Which one really converts
The question in the title has a layered answer. On a per-search basis, brand loyalty converts better. A person searching for a known name is closer to a decision than a person typing a generic category. If you could choose only one type of traffic, branded would produce more revenue per click.
On a total-opportunity basis, proximity-driven search converts more in aggregate, simply because that is where most local demand lives. Research on local search behavior has found that a large majority of people who run a nearby search visit a business within a day. The Local Pack also captures the bulk of clicks in local results, far more than the organic listings beneath it. That intent is real, even though the searcher has no brand in mind when the query starts.
The mistake is treating these as competitors. They are sequential. A first time customer almost always arrives through an unbranded, proximity-influenced search. If that experience is good, the next search for the same need may be branded. Proximity is how strangers find you. Brand loyalty is how they come back. A healthy Nashville business needs both pipelines running, and starving either one creates a predictable weakness.
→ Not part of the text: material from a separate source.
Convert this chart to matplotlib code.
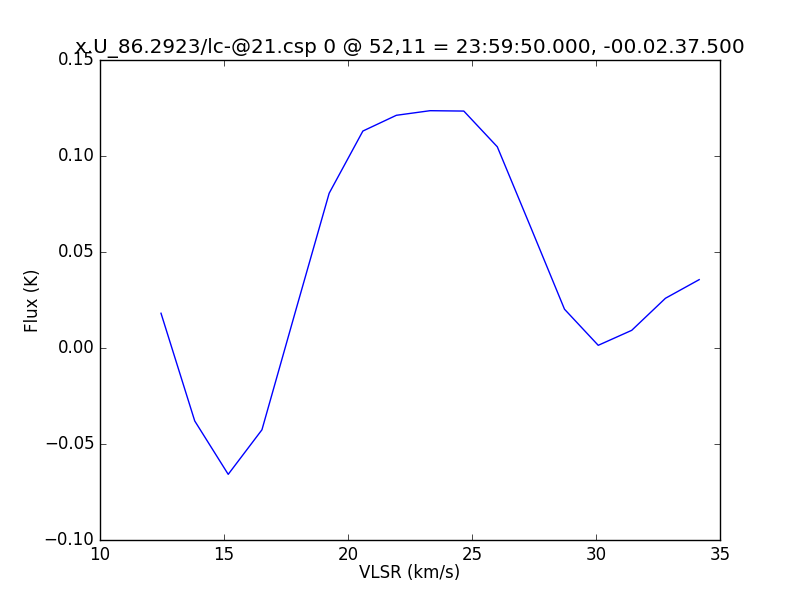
import matplotlib
matplotlib.use("Agg")
import matplotlib.pyplot as plt
import numpy as np

plt.style.use("classic")

vlsr = [12.46, 13.82, 15.17, 16.53, 17.88, 19.24, 20.60, 21.95, 23.31,
        24.67, 26.02, 27.38, 28.73, 30.09, 31.44, 32.80, 34.16]
flux = [0.0181, -0.0380, -0.0658, -0.0426, 0.0190, 0.0806, 0.1130, 0.1212,
        0.1236, 0.1234, 0.1048, 0.0625, 0.0202, 0.0014, 0.0092, 0.0259, 0.0356]

title = "x.U_86.2923/lc-@21.csp 0 @ 52,11 = 23:59:50.000, -00.02.37.500"

fig = plt.figure(figsize=(8, 6), dpi=100, facecolor="white")
ax = fig.add_subplot(111)
ax.plot(vlsr, flux, color="b", linewidth=1.0)
ax.set_xlim(10, 35)
ax.set_ylim(-0.10, 0.15)
ax.set_xticks([10, 15, 20, 25, 30, 35])
ax.set_yticks([-0.10, -0.05, 0.00, 0.05, 0.10, 0.15])
ax.set_yticklabels(["\u22120.10", "\u22120.05", "0.00", "0.05", "0.10", "0.15"])
ax.set_xlabel("VLSR (km/s)", labelpad=0)
ax.set_ylabel("Flux (K)", labelpad=1.5)
ax.set_title(title)
fig.savefig("out.png", dpi=100, facecolor="white")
What tips the decision once you are visible
Appearing in the Local Pack is not the same as being chosen from it. Once a searcher sees three nearby options, the conversion happens on signals that have nothing to do with distance. Reviews carry significant weight here. BrightLocal’s consumer research has repeatedly found that most consumers consult online reviews when evaluating a local business, and that recency and review count matter alongside the star rating. A listing with a strong, current review history will draw attention away from a closer listing with thin or stale feedback.
Profile completeness is the other quiet decider. Consumers consistently rank the presence of accurate contact information as a top factor when choosing a local business, and a fully filled Business Profile gives Google more reason to surface a listing and gives the searcher fewer reasons to hesitate. Owner responses to reviews, accurate hours, photos, and service descriptions all reduce friction at the moment of choice.
These signals do double duty. Strong reviews and a complete profile help win the proximity-driven first visit, and they are also what turns that first visit into the loyalty that produces branded search later. The work that improves conversion from cold local search is the same work that builds the brand. That is the practical reason the proximity-versus-loyalty framing can mislead. The inputs overlap.
A practical approach for Nashville businesses
Start by accepting what proximity will and will not give you. You cannot rank in every Nashville neighborhood from one address, so focus optimization on the areas you genuinely serve and can reach. Claim and fully complete the Google Business Profile, keep categories accurate, and make sure the name, address, and phone number are consistent everywhere they appear online.
Then build the controllable factors that decide rankings once proximity is satisfied. Ask satisfied customers for reviews steadily rather than in bursts, respond to the reviews you receive, and keep the listing current. These habits raise your odds of being chosen from the Local Pack by a searcher who has never heard of you.
Finally, treat brand loyalty as the compounding return on good service rather than a separate marketing channel. Branded search grows when customers have a reason to remember you. Track branded and unbranded queries separately in your reporting so you can see both pipelines clearly. If unbranded volume is healthy but branded search stays low, the issue is usually retention and experience, not SEO. If branded search is strong but unbranded visibility is weak, the issue is reach. Reading those two numbers honestly is more useful than deciding in advance which one matters more.